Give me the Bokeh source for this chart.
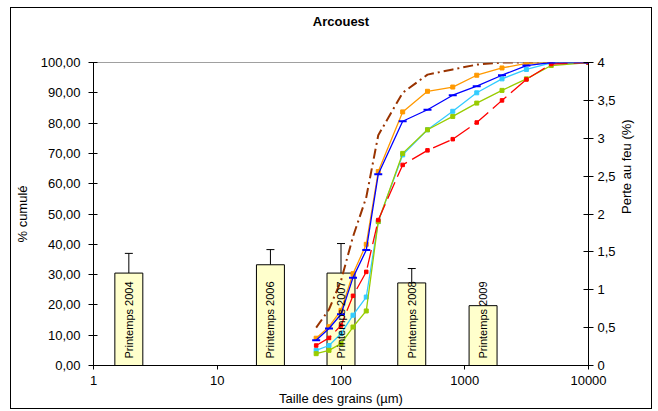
import math

from bokeh.plotting import figure
from bokeh.models import (Range1d, LinearAxis, FixedTicker, CustomJSTickFormatter,
                          ColumnDataSource, Whisker, TeeHead, Title)
from bokeh.core.properties import value
from bokeh.embed import file_html
from bokeh.resources import INLINE

# Sieve openings (µm)
taille = [63, 80, 100, 125, 160, 200, 315, 500, 800, 1250, 2000, 3150, 5000, 10000]

# Cumulative passing (%) per sample
courbe_brune = [12.5, 18.5, 28.0, 42.5, 55.5, 76.0, 90.0, 96.0, 97.7, 99.3, 100.0, 100.0, 100.0, 100.0]
courbe_orange = [9.0, 12.8, 18.2, 30.3, 40.0, 64.0, 83.7, 90.5, 91.9, 95.8, 98.2, 99.7, 100.0, 100.0]
courbe_bleue = [8.3, 12.2, 16.9, 29.0, 38.1, 63.1, 80.6, 84.4, 89.2, 92.2, 95.8, 99.0, 100.0, 100.0]
courbe_cyan = [5.0, 6.6, 10.5, 16.6, 22.6, 47.5, 69.5, 77.8, 83.9, 90.0, 94.6, 97.7, 99.9, 100.0]
courbe_verte = [3.9, 5.0, 7.2, 12.7, 18.0, 47.5, 70.0, 77.8, 82.2, 86.6, 90.8, 94.6, 99.0, 100.0]
courbe_rouge = [6.6, 9.1, 13.2, 23.0, 30.9, 48.0, 66.2, 71.0, 74.7, 80.2, 87.5, 94.4, 99.5, 100.0]

# Loss on ignition (%) per campaign
campagnes = ["Printemps 2004", "Printemps 2006", "Printemps 2007", "Printemps 2008", "Printemps 2009"]
position_campagne = [1.93, 26.9, 100.0, 373.0, 1406.0]
perte_au_feu = [1.22, 1.33, 1.22, 1.09, 0.79]
perte_au_feu_max = [1.48, 1.53, 1.61, 1.28, 0.79]

FONT = "Liberation Sans"
DEMI_LARGEUR = 0.113  # half bar width, in decades

p = figure(width=642, height=402, x_axis_type="log", title=None,
           x_range=Range1d(1, 10000), y_range=Range1d(0, 100),
           output_backend="svg", toolbar_location=None,
           min_border_left=77, min_border_right=65,
           min_border_top=54, min_border_bottom=45,
           margin=(7, 0, 0, 10))
p.styles = {"border": "1px solid black"}
p.background_fill_color = "white"
p.border_fill_color = "white"
p.outline_line_color = "#a0a0a0"
p.xgrid.visible = False
p.ygrid.visible = False

# Spacer panel between the frame and the chart title, then the title itself
p.add_layout(Title(text=" ", text_font_size="1px", standoff=31), "above")
p.add_layout(Title(text="Arcouest", text_font=FONT, text_font_size="13px",
                   text_font_style="bold", text_color="black",
                   align="center", offset=-8, standoff=0), "above")

p.extra_y_ranges = {"perte": Range1d(0, 4)}

# x axis
xa = p.xaxis[0]
xa.ticker = FixedTicker(ticks=[1, 10, 100, 1000, 10000], minor_ticks=[])
xa.formatter = CustomJSTickFormatter(code="return Math.round(tick).toString();")
xa.axis_label = "Taille des grains (µm)"

# left axis
ya = p.yaxis[0]
ya.ticker = FixedTicker(ticks=list(range(0, 101, 10)), minor_ticks=[])
ya.formatter = CustomJSTickFormatter(code="return tick.toFixed(2).replace('.', ',');")
ya.axis_label = "% cumulé"

# right axis
ra = LinearAxis(y_range_name="perte", axis_label="Perte au feu (%)",
                ticker=FixedTicker(ticks=[0, 0.5, 1, 1.5, 2, 2.5, 3, 3.5, 4], minor_ticks=[]),
                formatter=CustomJSTickFormatter(code="return String(tick).replace('.', ',');"))
ra.axis_label_orientation = math.pi / 2
p.add_layout(ra, "right")

for ax in (xa, ya, ra):
    ax.axis_line_color = "black"
    ax.major_tick_line_color = "black"
    ax.minor_tick_line_color = None
    ax.major_label_text_font = FONT
    ax.major_label_text_font_size = "13px"
    ax.major_label_text_color = "black"
    ax.axis_label_text_font = FONT
    ax.axis_label_text_font_size = "13px"
    ax.axis_label_text_font_style = "normal"
    ax.axis_label_text_color = "black"

xa.major_tick_in = 0
xa.major_tick_out = 4
xa.major_label_standoff = 6
xa.axis_label_standoff = 3
ya.major_tick_in = 4
ya.major_tick_out = 5
ya.major_label_standoff = 8
ya.axis_label_standoff = 8
ra.major_tick_in = 5
ra.major_tick_out = 5
ra.major_label_standoff = 4
ra.axis_label_standoff = 8

# Loss-on-ignition bars
bars = ColumnDataSource(dict(
    left=[10 ** (math.log10(c) - DEMI_LARGEUR) for c in position_campagne],
    right=[10 ** (math.log10(c) + DEMI_LARGEUR) for c in position_campagne],
    top=perte_au_feu,
    x=position_campagne,
    label=campagnes,
))
p.quad(left="left", right="right", bottom=0, top="top", source=bars,
       fill_color="#FFFFCC", line_color="black", line_width=1, y_range_name="perte")

err_idx = [i for i in range(len(campagnes)) if perte_au_feu_max[i] > perte_au_feu[i]]
err = ColumnDataSource(dict(
    x=[position_campagne[i] for i in err_idx],
    lower=[perte_au_feu[i] for i in err_idx],
    upper=[perte_au_feu_max[i] for i in err_idx],
))
p.add_layout(Whisker(base="x", lower="lower", upper="upper", source=err,
                     dimension="height", y_range_name="perte",
                     line_color="black", line_width=1, lower_head=None,
                     upper_head=TeeHead(size=8, line_color="black", line_width=1)))

# Grain-size curves
p.line(taille, courbe_brune, line_color="#993300", line_width=2, line_dash="10 4 2 4")
p.line(taille, courbe_orange, line_color="#FF9900", line_width=1.3)
p.scatter(taille, courbe_orange, marker="square", size=4, color="#FF9900")
p.line(taille, courbe_cyan, line_color="#33CCFF", line_width=1.3)
p.scatter(taille, courbe_cyan, marker="square", size=4, color="#33CCFF")
p.line(taille, courbe_verte, line_color="#99CC00", line_width=1.3)
p.scatter(taille, courbe_verte, marker="square", size=4, color="#99CC00")
p.line(taille, courbe_rouge, line_color="#FF0000", line_width=1.3, line_dash="18 6")
p.scatter(taille, courbe_rouge, marker="square", size=3.5, color="#FF0000")
p.line(taille, courbe_bleue, line_color="#0000FF", line_width=1.3)
p.scatter(taille, courbe_bleue, marker="dash", size=8, line_width=2, color="#0000FF")

# Campaign labels inside the bars
p.text(x="x", y=0, text="label", source=bars, y_range_name="perte",
       angle=math.pi / 2, text_align="left", text_baseline="middle",
       y_offset=-7, text_font=value(FONT), text_font_size="11px", text_color="black")

open("out.html", "w").write(file_html(p, INLINE))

__________________________________________________

» **EXERCISE PROMPT**: Restate the whole listing above exactly, except for its images.

» **EXPECTED OUTPUT**:
Give me the Bokeh source for this chart.
import math

from bokeh.plotting import figure
from bokeh.models import (Range1d, LinearAxis, FixedTicker, CustomJSTickFormatter,
                          ColumnDataSource, Whisker, TeeHead, Title)
from bokeh.core.properties import value
from bokeh.embed import file_html
from bokeh.resources import INLINE

# Sieve openings (µm)
taille = [63, 80, 100, 125, 160, 200, 315, 500, 800, 1250, 2000, 3150, 5000, 10000]

# Cumulative passing (%) per sample
courbe_brune = [12.5, 18.5, 28.0, 42.5, 55.5, 76.0, 90.0, 96.0, 97.7, 99.3, 100.0, 100.0, 100.0, 100.0]
courbe_orange = [9.0, 12.8, 18.2, 30.3, 40.0, 64.0, 83.7, 90.5, 91.9, 95.8, 98.2, 99.7, 100.0, 100.0]
courbe_bleue = [8.3, 12.2, 16.9, 29.0, 38.1, 63.1, 80.6, 84.4, 89.2, 92.2, 95.8, 99.0, 100.0, 100.0]
courbe_cyan = [5.0, 6.6, 10.5, 16.6, 22.6, 47.5, 69.5, 77.8, 83.9, 90.0, 94.6, 97.7, 99.9, 100.0]
courbe_verte = [3.9, 5.0, 7.2, 12.7, 18.0, 47.5, 70.0, 77.8, 82.2, 86.6, 90.8, 94.6, 99.0, 100.0]
courbe_rouge = [6.6, 9.1, 13.2, 23.0, 30.9, 48.0, 66.2, 71.0, 74.7, 80.2, 87.5, 94.4, 99.5, 100.0]

# Loss on ignition (%) per campaign
campagnes = ["Printemps 2004", "Printemps 2006", "Printemps 2007", "Printemps 2008", "Printemps 2009"]
position_campagne = [1.93, 26.9, 100.0, 373.0, 1406.0]
perte_au_feu = [1.22, 1.33, 1.22, 1.09, 0.79]
perte_au_feu_max = [1.48, 1.53, 1.61, 1.28, 0.79]

FONT = "Liberation Sans"
DEMI_LARGEUR = 0.113  # half bar width, in decades

p = figure(width=642, height=402, x_axis_type="log", title=None,
           x_range=Range1d(1, 10000), y_range=Range1d(0, 100),
           output_backend="svg", toolbar_location=None,
           min_border_left=77, min_border_right=65,
           min_border_top=54, min_border_bottom=45,
           margin=(7, 0, 0, 10))
p.styles = {"border": "1px solid black"}
p.background_fill_color = "white"
p.border_fill_color = "white"
p.outline_line_color = "#a0a0a0"
p.xgrid.visible = False
p.ygrid.visible = False

# Spacer panel between the frame and the chart title, then the title itself
p.add_layout(Title(text=" ", text_font_size="1px", standoff=31), "above")
p.add_layout(Title(text="Arcouest", text_font=FONT, text_font_size="13px",
                   text_font_style="bold", text_color="black",
                   align="center", offset=-8, standoff=0), "above")

p.extra_y_ranges = {"perte": Range1d(0, 4)}

# x axis
xa = p.xaxis[0]
xa.ticker = FixedTicker(ticks=[1, 10, 100, 1000, 10000], minor_ticks=[])
xa.formatter = CustomJSTickFormatter(code="return Math.round(tick).toString();")
xa.axis_label = "Taille des grains (µm)"

# left axis
ya = p.yaxis[0]
ya.ticker = FixedTicker(ticks=list(range(0, 101, 10)), minor_ticks=[])
ya.formatter = CustomJSTickFormatter(code="return tick.toFixed(2).replace('.', ',');")
ya.axis_label = "% cumulé"

# right axis
ra = LinearAxis(y_range_name="perte", axis_label="Perte au feu (%)",
                ticker=FixedTicker(ticks=[0, 0.5, 1, 1.5, 2, 2.5, 3, 3.5, 4], minor_ticks=[]),
                formatter=CustomJSTickFormatter(code="return String(tick).replace('.', ',');"))
ra.axis_label_orientation = math.pi / 2
p.add_layout(ra, "right")

for ax in (xa, ya, ra):
    ax.axis_line_color = "black"
    ax.major_tick_line_color = "black"
    ax.minor_tick_line_color = None
    ax.major_label_text_font = FONT
    ax.major_label_text_font_size = "13px"
    ax.major_label_text_color = "black"
    ax.axis_label_text_font = FONT
    ax.axis_label_text_font_size = "13px"
    ax.axis_label_text_font_style = "normal"
    ax.axis_label_text_color = "black"

xa.major_tick_in = 0
xa.major_tick_out = 4
xa.major_label_standoff = 6
xa.axis_label_standoff = 3
ya.major_tick_in = 4
ya.major_tick_out = 5
ya.major_label_standoff = 8
ya.axis_label_standoff = 8
ra.major_tick_in = 5
ra.major_tick_out = 5
ra.major_label_standoff = 4
ra.axis_label_standoff = 8

# Loss-on-ignition bars
bars = ColumnDataSource(dict(
    left=[10 ** (math.log10(c) - DEMI_LARGEUR) for c in position_campagne],
    right=[10 ** (math.log10(c) + DEMI_LARGEUR) for c in position_campagne],
    top=perte_au_feu,
    x=position_campagne,
    label=campagnes,
))
p.quad(left="left", right="right", bottom=0, top="top", source=bars,
       fill_color="#FFFFCC", line_color="black", line_width=1, y_range_name="perte")

err_idx = [i for i in range(len(campagnes)) if perte_au_feu_max[i] > perte_au_feu[i]]
err = ColumnDataSource(dict(
    x=[position_campagne[i] for i in err_idx],
    lower=[perte_au_feu[i] for i in err_idx],
    upper=[perte_au_feu_max[i] for i in err_idx],
))
p.add_layout(Whisker(base="x", lower="lower", upper="upper", source=err,
                     dimension="height", y_range_name="perte",
                     line_color="black", line_width=1, lower_head=None,
                     upper_head=TeeHead(size=8, line_color="black", line_width=1)))

# Grain-size curves
p.line(taille, courbe_brune, line_color="#993300", line_width=2, line_dash="10 4 2 4")
p.line(taille, courbe_orange, line_color="#FF9900", line_width=1.3)
p.scatter(taille, courbe_orange, marker="square", size=4, color="#FF9900")
p.line(taille, courbe_cyan, line_color="#33CCFF", line_width=1.3)
p.scatter(taille, courbe_cyan, marker="square", size=4, color="#33CCFF")
p.line(taille, courbe_verte, line_color="#99CC00", line_width=1.3)
p.scatter(taille, courbe_verte, marker="square", size=4, color="#99CC00")
p.line(taille, courbe_rouge, line_color="#FF0000", line_width=1.3, line_dash="18 6")
p.scatter(taille, courbe_rouge, marker="square", size=3.5, color="#FF0000")
p.line(taille, courbe_bleue, line_color="#0000FF", line_width=1.3)
p.scatter(taille, courbe_bleue, marker="dash", size=8, line_width=2, color="#0000FF")

# Campaign labels inside the bars
p.text(x="x", y=0, text="label", source=bars, y_range_name="perte",
       angle=math.pi / 2, text_align="left", text_baseline="middle",
       y_offset=-7, text_font=value(FONT), text_font_size="11px", text_color="black")

open("out.html", "w").write(file_html(p, INLINE))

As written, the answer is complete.